Para Alfredo Bessow, jornalista e apresentador do programa Bom dia, Servidor! Da rádio Brasília, “há uma imensa falácia, um cinismo sem limites, uma hipocrisia digna de ser premiada – tudo isto protegido pela ação irresponsável de boa parte da mídia nacional ao não dizer porque alguns senadores são contra a prorrogação da CPMF. Não os move outro sentimento a não ser o de proteger sonegadores. (...) Qualquer argumento cai por terra diante da realidade: a CPMF é o mais democrático dos impostos... e é combatido por ser o único que não pode ser sonegado, que não pode ser contestado por ações na Justiça”.

A CPMF, além da eficiência e imunidade à sonegação, permite transparência e justiça tributária. Por isso mesmo, é abominada pela marginália que necessita usar a rede bancária (não se costuma conduzir dinheiro por aí em carrinho de mão) para seus negócios escusos. Habituados ao enriquecimento ilícito devido às vantagens que lhes proporcionam nosso complicado sistema legal de tributos, instituições financeiras, empresas de todos os portes, traficantes, agentes públicos ou privados, que corrompem ou que são corrompidos, trafegam nos escusos caminhos do caixa-dois, da lavagem de dinheiro, das transações sem a nota fiscal.
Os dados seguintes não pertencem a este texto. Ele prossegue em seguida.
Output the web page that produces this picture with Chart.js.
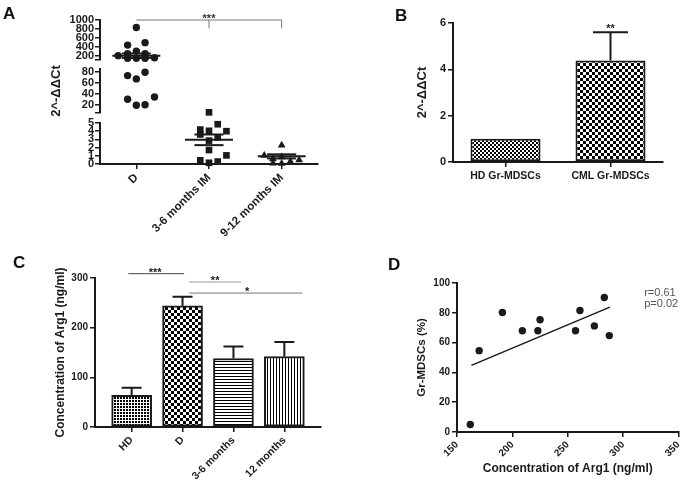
<!DOCTYPE html>
<html lang="en">
<head>
<meta charset="UTF-8">
<title>Arg1 and Gr-MDSCs</title>
<script src="https://cdn.jsdelivr.net/npm/chart.js"></script>
<style>
html, body { margin: 0; padding: 0; background: #fff; }
body { width: 689px; height: 488px; position: relative; overflow: hidden; font-family: 'Liberation Sans', Arial, sans-serif; }
canvas { position: absolute; }
.tag { position: absolute; font-weight: bold; font-size: 17px; line-height: 1; color: #111; }
</style>
</head>
<body>
<canvas id="chartA" width="345" height="245" style="left:0;top:0"></canvas>
<canvas id="chartB" width="319" height="245" style="left:370px;top:0"></canvas>
<canvas id="chartC" width="345" height="238" style="left:0;top:250px"></canvas>
<canvas id="chartD" width="289" height="233" style="left:400px;top:255px"></canvas>
<div class="tag" style="left:3px;top:5px">A</div>
<div class="tag" style="left:395px;top:7px">B</div>
<div class="tag" style="left:13px;top:254px">C</div>
<div class="tag" style="left:388px;top:256px">D</div>
<script>
// ---- data ----
// A: 2^-ddCt per patient, [x position, value]
const A_GROUPS = ['D', '3-6 months IM', '9-12 months IM'];
const A_D_UPPER = [[0, 830], [-0.12, 435], [0.12, 490], [-0.25, 198], [-0.12, 240], [0, 300], [0.12, 240], [0.25, 152], [-0.12, 140], [0, 140], [0.12, 140]];
const A_D_LOWER = [[-0.12, 73], [0, 67], [0.12, 79], [-0.12, 30], [0, 19], [0.12, 20], [0.25, 34]];
const A_IM36 = [[1, 6.3], [1.12, 4.85], [0.88, 4.2], [1, 4.05], [1.24, 4.0], [0.88, 3.6], [1.12, 3.25], [1, 2.85], [1, 1.7], [1.24, 1.05], [0.88, 0.45], [1, 0.15], [1.12, 0.3]];
const A_IM912 = [[2, 2.3], [1.76, 1.05], [1.88, 0.6], [2, 0.85], [2.12, 0.3], [2.24, 0.5], [1.88, 0.1], [2, 0.05], [2.12, 0.15]];
const A_MEAN = [196, 2.95, 0.93];
const A_SEM = [50, 0.65, 0.25];
const A_MEAN_AXIS = ['yTop', 'yBot', 'yBot'];
const A_RANGE_TOP = [100, 1000];
const A_RANGE_MID = [5, 85];
const A_RANGE_BOT = [0, 5];
const A_TICKS_TOP = [200, 400, 600, 800, 1000];
const A_TICKS_MID = [20, 40, 60, 80];
const A_TICKS_BOT = [0, 1, 2, 3, 4, 5];

// B
const B_GROUPS = ['HD Gr-MDSCs', 'CML Gr-MDSCs'];
const B_VALUES = [1.0, 4.38];
const B_SEM = [0, 1.22];
const B_TICKS = [0, 2, 4, 6];

// C
const C_GROUPS = ['HD', 'D', '3-6 months', '12 months'];
const C_X = [0, 1, 2, 3];
const C_VALUES = [64, 244, 138, 142];
const C_SEM = [15, 18, 24, 29];
const C_TICKS = [0, 100, 200, 300];

// D
const D_ARG1 = [162, 170, 191, 209, 223, 225, 257, 261, 274, 283, 287.5];
const D_GR = [5, 54.6, 80.2, 68, 68, 75.3, 68, 81.5, 71.2, 90.3, 64.7];
const D_FIT_X = [163, 288];
const D_FIT_Y = [44.7, 83.8];

// ---- helpers ----
const FONT = "'Liberation Sans', Arial, sans-serif";
const INK = '#1a1a1a';
Chart.defaults.font.family = FONT;
Chart.defaults.color = INK;

const bold = size => ({ family: FONT, size: size, weight: 'bold' });
const fixW = w => s => { s.width = w; };
const fixH = h => s => { s.height = h; };
const only = vals => s => { s.ticks = vals.map(v => ({ value: v })); };
const pts = arr => arr.map(p => ({ x: p[0], y: p[1] }));

function axis(o) {
  return {
    ...o,
    border: { color: INK, width: 2, ...(o.border || {}) },
    grid: { drawOnChartArea: false, color: INK, lineWidth: 1.5, tickLength: 5, ...(o.grid || {}) },
    ticks: { color: INK, padding: 2, autoSkip: false, ...(o.ticks || {}) }
  };
}

function gapAxis(weight, w) {
  return {
    type: 'linear', position: 'left', stack: 'a', stackWeight: weight,
    grid: { display: false }, border: { display: false }, ticks: { display: false },
    afterFit: fixW(w)
  };
}

const baseOpts = {
  responsive: false,
  animation: false,
  events: [],
  plugins: { legend: { display: false }, tooltip: { enabled: false } }
};

// annotation lines / texts in data units
function marks(cfg) {
  return {
    id: 'marks',
    afterDatasetsDraw(chart) {
      const ctx = chart.ctx;
      const xs = chart.scales.x;
      ctx.save();
      (cfg.lines || []).forEach(l => {
        const ys = chart.scales[l.axis || 'y'];
        ctx.strokeStyle = l.color || '#777';
        ctx.lineWidth = 1;
        ctx.beginPath();
        l.pts.forEach((p, k) => {
          const px = xs.getPixelForValue(p[0]);
          const py = ys.getPixelForValue(p[1]);
          if (k) ctx.lineTo(px, py); else ctx.moveTo(px, py);
        });
        ctx.stroke();
      });
      (cfg.texts || []).forEach(t => {
        const ys = chart.scales[t.axis || 'y'];
        ctx.fillStyle = t.color || INK;
        ctx.font = t.font || 'bold 11px ' + FONT;
        ctx.textAlign = t.align || 'center';
        ctx.textBaseline = t.baseline || 'alphabetic';
        ctx.fillText(t.text, xs.getPixelForValue(t.x), ys.getPixelForValue(t.y));
      });
      ctx.restore();
    }
  };
}

function errorBars(sem) {
  return {
    id: 'errorBars',
    afterDatasetsDraw(chart) {
      const ctx = chart.ctx;
      const ys = chart.scales.y;
      const ds = chart.data.datasets[0].data;
      ctx.save();
      ctx.strokeStyle = INK;
      ctx.lineWidth = 2;
      chart.getDatasetMeta(0).data.forEach((bar, i) => {
        if (!sem[i]) return;
        const v = typeof ds[i] === 'object' ? ds[i].y : ds[i];
        const top = ys.getPixelForValue(v + sem[i]);
        const half = bar.width / 4;
        ctx.beginPath();
        ctx.moveTo(bar.x, bar.y);
        ctx.lineTo(bar.x, top);
        ctx.moveTo(bar.x - half, top);
        ctx.lineTo(bar.x + half, top);
        ctx.stroke();
      });
      ctx.restore();
    }
  };
}

function pattern(ctx, size, paint) {
  const c = document.createElement('canvas');
  c.width = c.height = size;
  const g = c.getContext('2d');
  g.fillStyle = '#fff';
  g.fillRect(0, 0, size, size);
  g.fillStyle = '#000';
  paint(g, size);
  return ctx.createPattern(c, 'repeat');
}
const checker = (ctx, n) => pattern(ctx, 2 * n, g => { g.fillRect(0, 0, n, n); g.fillRect(n, n, n, n); });
const dots = ctx => pattern(ctx, 3, g => g.fillRect(0, 0, 2, 2));
const hLines = (ctx, n) => pattern(ctx, n, g => g.fillRect(0, 0, n, 1));
const vLines = (ctx, n) => pattern(ctx, n, g => g.fillRect(0, 0, 1, n));

// ---- A: scatter with broken y axis ----
const ctxA = document.getElementById('chartA').getContext('2d');
const aLines = [];
A_MEAN.forEach((m, i) => {
  [[m, 0.33], [m + A_SEM[i], 0.2], [m - A_SEM[i], 0.2]].forEach(([v, half]) => {
    aLines.push({
      data: [{ x: i - half, y: v }, { x: i + half, y: v }],
      yAxisID: A_MEAN_AXIS[i], showLine: true, borderColor: INK, borderWidth: 2,
      pointRadius: 0, order: -1
    });
  });
});
const dot = (data, yID, style, r) => ({
  data: pts(data), yAxisID: yID, pointStyle: style, pointRadius: r,
  backgroundColor: INK, borderColor: INK, borderWidth: 0, clip: false
});

new Chart(ctxA, {
  type: 'scatter',
  data: {
    datasets: [
      dot(A_D_UPPER, 'yTop', 'circle', 3.7),
      dot(A_D_LOWER, 'yMid', 'circle', 3.7),
      dot(A_IM36, 'yBot', 'rect', 4.7),
      dot(A_IM912, 'yBot', 'triangle', 4.5),
      ...aLines
    ]
  },
  options: {
    ...baseOpts,
    layout: { padding: { top: 20, right: 27, left: 0, bottom: 0 } },
    scales: {
      x: axis({
        type: 'linear', min: -0.5, max: 2.5,
        afterBuildTicks: only([0, 1, 2]), afterFit: fixH(81),
        ticks: { callback: v => A_GROUPS[v], minRotation: 45, maxRotation: 45, font: bold(11.5) }
      }),
      yBot: axis({
        type: 'linear', position: 'left', stack: 'a', stackWeight: 41,
        min: A_RANGE_BOT[0], max: A_RANGE_BOT[1],
        afterBuildTicks: only(A_TICKS_BOT), afterFit: fixW(100),
        ticks: { font: bold(11), padding: 1, callback: v => v }
      }),
      gapLow: gapAxis(10, 100),
      yMid: axis({
        type: 'linear', position: 'left', stack: 'a', stackWeight: 44,
        min: A_RANGE_MID[0], max: A_RANGE_MID[1],
        afterBuildTicks: only([A_RANGE_MID[0], ...A_TICKS_MID]), afterFit: fixW(100),
        ticks: { font: bold(11), padding: 1, callback: v => v === A_RANGE_MID[0] ? '' : v },
        title: { display: true, text: '2^-ΔΔCt', font: bold(13), color: INK, padding: { top: 49, bottom: 0 } }
      }),
      gapHigh: gapAxis(9, 100),
      yTop: axis({
        type: 'linear', position: 'left', stack: 'a', stackWeight: 40,
        min: A_RANGE_TOP[0], max: A_RANGE_TOP[1],
        afterBuildTicks: only([A_RANGE_TOP[0], ...A_TICKS_TOP]), afterFit: fixW(100),
        ticks: { font: bold(11), padding: 1, callback: v => v === A_RANGE_TOP[0] ? '' : v }
      })
    }
  },
  plugins: [marks({
    lines: [
      { axis: 'yTop', color: '#777', pts: [[0, 1000], [2, 1000], [2, 813]] },
      { axis: 'yTop', color: '#777', pts: [[1, 1000], [1, 813]] }
    ],
    texts: [{ axis: 'yTop', x: 1, y: 955, text: '***', color: '#333' }]
  })]
});

// ---- B: bars ----
const ctxB = document.getElementById('chartB').getContext('2d');
new Chart(ctxB, {
  type: 'bar',
  data: {
    labels: B_GROUPS,
    datasets: [{
      data: B_VALUES,
      backgroundColor: [checker(ctxB, 2), checker(ctxB, 3)],
      borderColor: INK, borderWidth: 2, borderSkipped: false,
      barPercentage: 0.667, categoryPercentage: 1
    }]
  },
  options: {
    ...baseOpts,
    layout: { padding: { top: 23, right: 26, left: 0, bottom: 0 } },
    scales: {
      x: axis({
        grid: { offset: false }, afterFit: fixH(83),
        ticks: { font: bold(10.5), maxRotation: 0, padding: 3 }
      }),
      y: axis({
        min: 0, max: 6, afterBuildTicks: only(B_TICKS), afterFit: fixW(83),
        ticks: { font: bold(11) },
        title: { display: true, text: '2^-ΔΔCt', font: bold(13), color: INK, padding: { top: 45, bottom: 0 } }
      })
    }
  },
  plugins: [errorBars(B_SEM), marks({ texts: [{ x: 1, y: 5.62, text: '**' }] })]
});

// ---- C: bars ----
const ctxC = document.getElementById('chartC').getContext('2d');
new Chart(ctxC, {
  type: 'bar',
  data: {
    datasets: [{
      data: C_X.map((x, i) => ({ x: x, y: C_VALUES[i] })),
      backgroundColor: [dots(ctxC), checker(ctxC, 3), hLines(ctxC, 3), vLines(ctxC, 3)],
      borderColor: INK, borderWidth: 2, borderSkipped: false, barThickness: 40
    }]
  },
  options: {
    ...baseOpts,
    layout: { padding: { top: 28, right: 24, left: 0, bottom: 0 } },
    scales: {
      x: axis({
        type: 'linear', min: -0.72, max: 3.72, offset: false,
        grid: { offset: false },
        afterBuildTicks: only(C_X), afterFit: fixH(61),
        ticks: { callback: v => C_GROUPS[v], minRotation: 45, maxRotation: 45, font: bold(10.5) }
      }),
      y: axis({
        min: 0, max: 300, afterBuildTicks: only(C_TICKS), afterFit: fixW(95),
        ticks: { font: bold(10) },
        title: { display: true, text: 'Concentration of Arg1 (ng/ml)', font: bold(12), color: INK, padding: { top: 53, bottom: 0 } }
      })
    }
  },
  plugins: [errorBars(C_SEM), marks({
    lines: [
      { color: '#444', pts: [[-0.065, 308.7], [1.03, 308.7]] },
      { color: '#999', pts: [[1.13, 291.9], [2.15, 291.9]] },
      { color: '#777', pts: [[1.13, 269.7], [3.35, 269.7]] }
    ],
    texts: [
      { x: 0.46, y: 304.6, text: '***' },
      { x: 1.64, y: 287.8, text: '**' },
      { x: 2.27, y: 265.6, text: '*' }
    ]
  })]
});

// ---- D: correlation ----
const ctxD = document.getElementById('chartD').getContext('2d');
new Chart(ctxD, {
  type: 'scatter',
  data: {
    datasets: [
      {
        data: D_ARG1.map((x, i) => ({ x: x, y: D_GR[i] })),
        pointRadius: 3.7, backgroundColor: INK, borderColor: INK, borderWidth: 0, clip: false
      },
      {
        type: 'line',
        data: D_FIT_X.map((x, i) => ({ x: x, y: D_FIT_Y[i] })),
        borderColor: INK, borderWidth: 1.5, pointRadius: 0, fill: false
      }
    ]
  },
  options: {
    ...baseOpts,
    layout: { padding: { top: 28, right: 10, left: 0, bottom: 0 } },
    scales: {
      x: axis({
        type: 'linear', min: 150, max: 350, afterFit: fixH(56),
        ticks: { stepSize: 50, minRotation: 45, maxRotation: 45, font: bold(10) },
        title: { display: true, text: 'Concentration of Arg1 (ng/ml)', font: bold(12), color: INK, padding: { top: 0, bottom: 12 } }
      }),
      y: axis({
        min: 0, max: 100, afterFit: fixW(57),
        ticks: { stepSize: 20, font: bold(10) },
        title: { display: true, text: 'Gr-MDSCs (%)', font: bold(11.5), color: INK, padding: { top: 15, bottom: 0 } }
      })
    }
  },
  plugins: [marks({
    texts: [
      { x: 319, y: 93.5, text: 'r=0.61', align: 'left', baseline: 'middle', color: '#555', font: '11px ' + FONT },
      { x: 319, y: 86, text: 'p=0.02', align: 'left', baseline: 'middle', color: '#555', font: '11px ' + FONT }
    ]
  })]
});
</script>
</body>
</html>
Bastante emblemático o fato de que somente nos primeiro 7 meses deste ano de 2007 a Receita Federal flagrou, mediante menos de 3 mil autuações, desvios da ordem de R$ 40 bilhões. Destes, somente o setor industrial responde por cerca de R$ 11 bilhões. (Pelo número de autuações, já se percebe o tamanho da concentração de renda no Brasil). Bancos e outros serviços financeiros, como seguradoras geraram R$ 9,5 bilhões em créditos para a Receita Federal. Mais de R$ 2 bilhões foi a “contribuição” de empresas de vários portes. Cerca de R$ 200 milhões de créditos auferidos de diversos profissionais liberais e autônomos.

São os caixas-dois de advogados, médicos, dentistas, de quem poucos de nós, para usufruir redução no preço do serviço, não dispensaram a respectiva nota fiscal, tornando-nos comparsas do esperto profissional no crime de lesa-pátria. Hoje, essa gente reforça as campanhas do tipo Xô, CPMF! Ao lado daqueles que não querem enxergar o dedo do cirurgião na ferida pelo fato de que 60 dos 100 maiores pagadores de CPMF são sonegadores habituais do Imposto de Renda. Por isso, querem transformar cada brasileiro numa hiena Hardy.